Protests have erupted in Tunisia after the killing of outspoken opposition leader Mohamed Brahmi outside his house in the capital, Tunis, the second political assassination in the country this year.
Unknown gunmen shot Brahmi - who belonged to the nationalist and secular Popular Front party - several times early Thursday.
The 58-year-old politician was a vocal critic of Tunisia's Islamist-led government and a member of the Constituent Assembly charged with drawing up the North African country's new constitution.
After the killing, thousands of people protested outside the Interior Ministry in Tunis and a hospital where Brahmi's body had been taken. Similar demonstrations erupted in the southern town of Sidi Bouzid, the cradle of the Tunisian revolution, where protesters set fire to two local offices of the governing Ennahda party.
Assassinated Tunisian opposition politician Mohamed Brahmi's daughter Balkis (C) holds a Tunisian flag as she mourns his death in Tunis, July 25, 2013.
The moderate Islamist Ennahda, which rules in coalition with two secular parties, quickly condemned the killing.

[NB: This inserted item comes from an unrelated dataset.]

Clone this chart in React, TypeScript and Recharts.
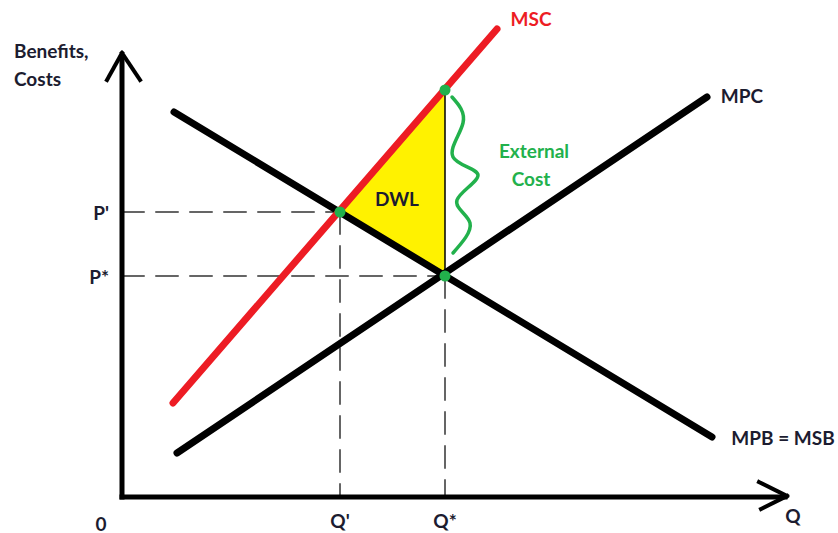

The chairman of the Constituent Assembly said Friday will be a day of mourning for Brahmi. Tunisia's largest labor union, UGTT, called for a general strike the same day to protest Brahmi's death.
The February assassination of another secular politician, Chokri Belaid, ignited the worst violence in Tunisia since the 2011 fall of autocratic president Zine al-Abidine Ben Ali and provoked a political crisis that nearly derailed the country's political transition.

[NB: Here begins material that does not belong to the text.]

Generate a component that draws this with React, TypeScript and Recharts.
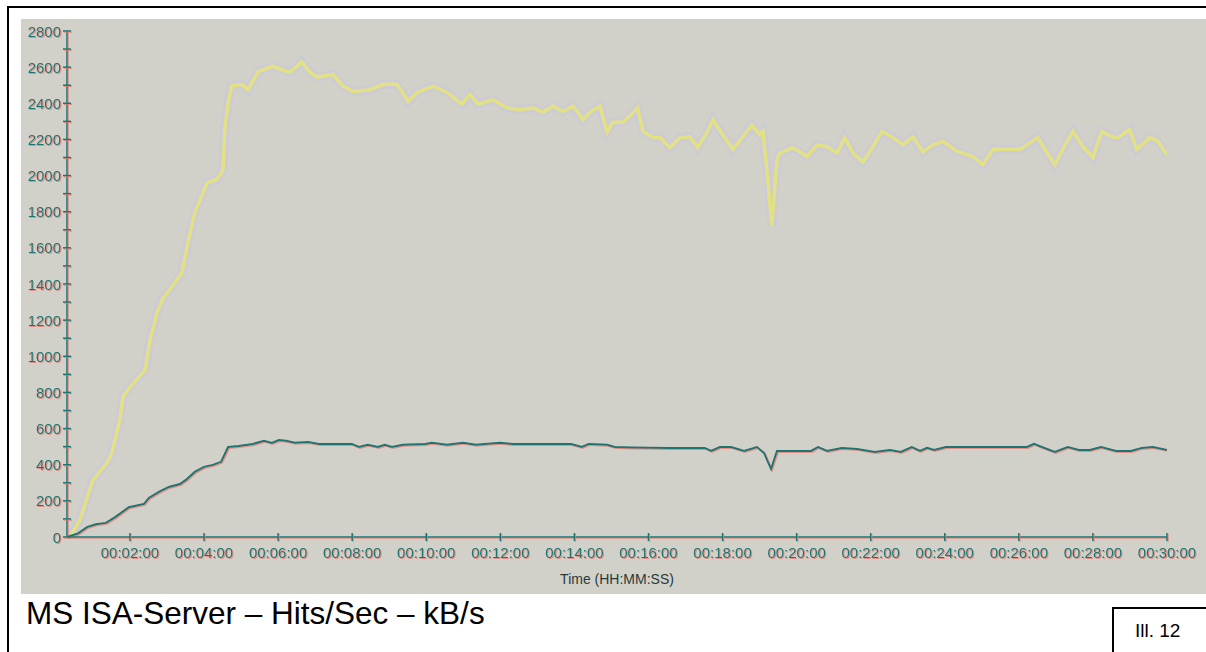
import React from "react";
import { LineChart, Line, XAxis, YAxis, Label } from "recharts";

// time in minutes since start of the test run
const kbTimes = [
    0.38, 0.65, 1.0, 1.38, 1.51, 1.73, 1.81, 2.0, 2.41, 2.54, 2.73, 2.86, 3.27, 3.4, 3.54, 3.75, 3.97, 4.08, 4.35, 4.51,
    4.56, 4.65, 4.75, 5.02, 5.19, 5.46, 5.86, 6.32, 6.64, 6.86, 7.05, 7.48, 7.75, 8.02, 8.48, 8.83, 9.21, 9.51, 9.75, 10.18,
    10.56, 10.96, 11.18, 11.4, 11.8, 12.18, 12.53, 12.88, 13.15, 13.42, 13.69, 13.96, 14.23, 14.42, 14.69, 14.88, 15.04, 15.31, 15.55, 15.71,
    15.85, 16.12, 16.31, 16.58, 16.85, 17.12, 17.33, 17.58, 17.74, 18.01, 18.28, 18.55, 18.79, 19.01, 19.09, 19.22, 19.33, 19.47, 19.55, 19.9,
    20.28, 20.55, 20.82, 21.09, 21.3, 21.52, 21.79, 22.06, 22.3, 22.6, 22.87, 23.14, 23.41, 23.68, 23.95, 24.33, 24.76, 25.03, 25.3, 25.68,
    26.03, 26.51, 26.97, 27.3, 27.46, 27.73, 28.0, 28.24, 28.51, 28.67, 28.99, 29.18, 29.54, 29.75, 30.0,
];
const kbValues = [
    0, 95, 315, 410, 465, 650, 775, 830, 925, 1090, 1240, 1310, 1425, 1460, 1605, 1795, 1905, 1960, 1980, 2030,
    2255, 2405, 2495, 2505, 2475, 2575, 2605, 2570, 2630, 2570, 2545, 2560, 2495, 2465, 2475, 2505, 2505, 2410, 2460, 2495,
    2460, 2395, 2450, 2395, 2420, 2375, 2365, 2375, 2350, 2385, 2355, 2385, 2310, 2350, 2385, 2240, 2295, 2295, 2340, 2375,
    2245, 2210, 2210, 2155, 2210, 2215, 2155, 2240, 2310, 2225, 2145, 2215, 2280, 2225, 2245, 1980, 1720, 2090, 2125, 2155,
    2105, 2170, 2160, 2125, 2210, 2125, 2075, 2160, 2245, 2210, 2170, 2215, 2130, 2170, 2190, 2135, 2105, 2060, 2145, 2145,
    2145, 2210, 2060, 2190, 2245, 2160, 2100, 2245, 2215, 2210, 2255, 2145, 2210, 2190, 2115,
];

const hitsTimes = [
    0.3, 0.6, 0.84, 1.08, 1.35, 1.6, 1.97, 2.38, 2.51, 2.78, 3.05, 3.35, 3.51, 3.75, 4.0, 4.24, 4.46, 4.65, 4.94, 5.32,
    5.62, 5.83, 6.02, 6.21, 6.45, 6.81, 7.1, 7.59, 7.99, 8.18, 8.42, 8.69, 8.88, 9.07, 9.37, 9.97, 10.15, 10.56, 10.99, 11.34,
    11.99, 12.34, 12.91, 13.91, 14.2, 14.39, 14.88, 15.09, 15.55, 16.53, 17.52, 17.69, 17.93, 18.23, 18.58, 18.93, 19.12, 19.31, 19.47, 19.82,
    20.39, 20.58, 20.82, 21.22, 21.63, 22.11, 22.52, 22.81, 23.11, 23.33, 23.52, 23.71, 24.03, 25.22, 26.22, 26.41, 26.62, 26.97, 27.32, 27.62,
    27.92, 28.22, 28.62, 29.03, 29.32, 29.62, 30.0,
];
const hitsValues = [
    0, 20, 55, 70, 78, 110, 165, 183, 216, 250, 277, 293, 316, 360, 388, 399, 416, 498, 504, 515,
    532, 521, 537, 532, 521, 526, 515, 515, 515, 498, 510, 498, 510, 498, 510, 515, 521, 510, 521, 510,
    521, 515, 515, 515, 498, 515, 510, 498, 495, 493, 493, 476, 498, 498, 476, 498, 465, 376, 476, 476,
    476, 498, 476, 493, 487, 471, 482, 471, 498, 476, 493, 482, 498, 498, 498, 515, 498, 471, 498, 482,
    482, 498, 476, 476, 493, 498, 482,
];

const yTicks = [
    0, 100, 200, 300, 400, 500, 600, 700, 800, 900, 1000, 1100, 1200, 1300, 1400,
    1500, 1600, 1700, 1800, 1900, 2000, 2100, 2200, 2300, 2400, 2500, 2600, 2700, 2800,
];
const xTicks = [2, 4, 6, 8, 10, 12, 14, 16, 18, 20, 22, 24, 26, 28, 30];
const xTickLabels = [
    "00:02:00", "00:04:00", "00:06:00", "00:08:00", "00:10:00", "00:12:00", "00:14:00", "00:16:00",
    "00:18:00", "00:20:00", "00:22:00", "00:24:00", "00:26:00", "00:28:00", "00:30:00",
];

const TEAL = "#1b7470";
const FONT = "'Liberation Sans', Arial, sans-serif";

const kbData = kbTimes.map((t, i) => ({ t, v: kbValues[i] }));
const hitsData = hitsTimes.map((t, i) => ({ t, v: hitsValues[i] }));

function YTick({ x, y, payload }: any) {
    const v = payload.value;
    return (
        <g filter="url(#redShadow)">
            <line x1={x - 4} x2={x + 4} y1={y} y2={y} stroke={TEAL} strokeWidth={1.5} />
            {v % 200 === 0 && (
                <text x={x - 6} y={y + 5.5} textAnchor="end" fontSize={15} fill={TEAL} fontFamily={FONT}>
                    {v}
                </text>
            )}
        </g>
    );
}

function XTick({ x, y, payload }: any) {
    const idx = xTicks.indexOf(payload.value);
    return (
        <g filter="url(#redShadow)">
            <line x1={x} x2={x} y1={y - 4} y2={y + 4} stroke={TEAL} strokeWidth={1.5} />
            <text x={x} y={y + 21} textAnchor="middle" fontSize={15} fill={TEAL} fontFamily={FONT}>
                {xTickLabels[idx]}
            </text>
        </g>
    );
}

export default function App() {
    return (
        <div
            style={{
                position: "absolute",
                left: 0,
                top: 0,
                width: 1206,
                height: 652,
                background: "#fff",
                overflow: "hidden",
                fontFamily: FONT,
            }}
        >
            <style>{`.recharts-cartesian-axis-line, .teal-line path { filter: url(#redShadow); }`}</style>
            <svg width={0} height={0} style={{ position: "absolute" }}>
                <defs>
                    <filter id="redShadow" filterUnits="userSpaceOnUse" x={0} y={0} width={1300} height={700}>
                        <feOffset in="SourceAlpha" dx={1} dy={1} result="off" />
                        <feFlood floodColor="#e07a72" floodOpacity={0.75} />
                        <feComposite in2="off" operator="in" result="shadow" />
                        <feMerge>
                            <feMergeNode in="shadow" />
                            <feMergeNode in="SourceGraphic" />
                        </feMerge>
                    </filter>
                </defs>
            </svg>
            <div
                style={{
                    position: "absolute",
                    left: 7,
                    top: 6,
                    width: 1300,
                    height: 700,
                    borderLeft: "2px solid #000",
                    borderTop: "2px solid #000",
                }}
            />
            <div style={{ position: "absolute", left: 21, top: 19, width: 1190, height: 575, background: "#d2d1c9" }} />
            <div style={{ position: "absolute", left: 0, top: 0 }}>
                <LineChart width={1206} height={652} margin={{ top: 31, right: 39, bottom: 65, left: 7 }}>
                    <XAxis
                        dataKey="t"
                        type="number"
                        domain={[0.3, 30]}
                        allowDataOverflow
                        ticks={xTicks}
                        interval={0}
                        height={50}
                        tickSize={0}
                        tickMargin={0}
                        tick={<XTick />}
                        axisLine={{ stroke: TEAL, strokeWidth: 1.5 }}
                    >
                        <Label
                            value="Time (HH:MM:SS)"
                            position="insideBottom"
                            offset={3}
                            fontSize={14}
                            fill="#2a3a38"
                            fontFamily={FONT}
                        />
                    </XAxis>
                    <YAxis
                        type="number"
                        domain={[0, 2800]}
                        ticks={yTicks}
                        interval={0}
                        width={60}
                        tickSize={0}
                        tickMargin={0}
                        tick={<YTick />}
                        axisLine={{ stroke: TEAL, strokeWidth: 1.5 }}
                    />
                    <Line
                        data={kbData}
                        dataKey="v"
                        type="linear"
                        stroke="#cac6dc"
                        strokeOpacity={0.6}
                        strokeWidth={9}
                        dot={false}
                        activeDot={false}
                        isAnimationActive={false}
                    />
                    <Line
                        data={kbData}
                        dataKey="v"
                        type="linear"
                        stroke="#e2e284"
                        strokeWidth={3.5}
                        dot={false}
                        activeDot={false}
                        isAnimationActive={false}
                    />
                    <Line
                        className="teal-line"
                        data={hitsData}
                        dataKey="v"
                        type="linear"
                        stroke={TEAL}
                        strokeWidth={2}
                        dot={false}
                        activeDot={false}
                        isAnimationActive={false}
                    />
                </LineChart>
            </div>
            <div
                style={{
                    position: "absolute",
                    left: 26,
                    top: 598,
                    fontSize: 31.5,
                    lineHeight: "31px",
                    color: "#000",
                    whiteSpace: "nowrap",
                }}
            >
                MS ISA-Server – Hits/Sec – kB/s
            </div>
            <div
                style={{
                    position: "absolute",
                    left: 1112,
                    top: 607,
                    width: 200,
                    height: 100,
                    borderLeft: "2px solid #000",
                    borderTop: "2px solid #000",
                }}
            />
            <div
                style={{
                    position: "absolute",
                    left: 1135,
                    top: 621,
                    fontSize: 19,
                    lineHeight: "20px",
                    color: "#000",
                    whiteSpace: "nowrap",
                }}
            >
                Ill. 12
            </div>
        </div>
    );
}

Brahmi's family and Tunisian rights activists swiftly charged that Ennahda was behind both murders.
The opposition has criticized Ennahda for not cracking down on Islamist extremists, and many members of Belaid's party hold the government responsible for his assassination.
Tunisian officials say six suspects sought for Belaid's assassination are still on the run and their names will soon be revealed.
Thursday's killing comes as Tunisia was celebrating the 56th anniversary of becoming a republic after gaining independence from France.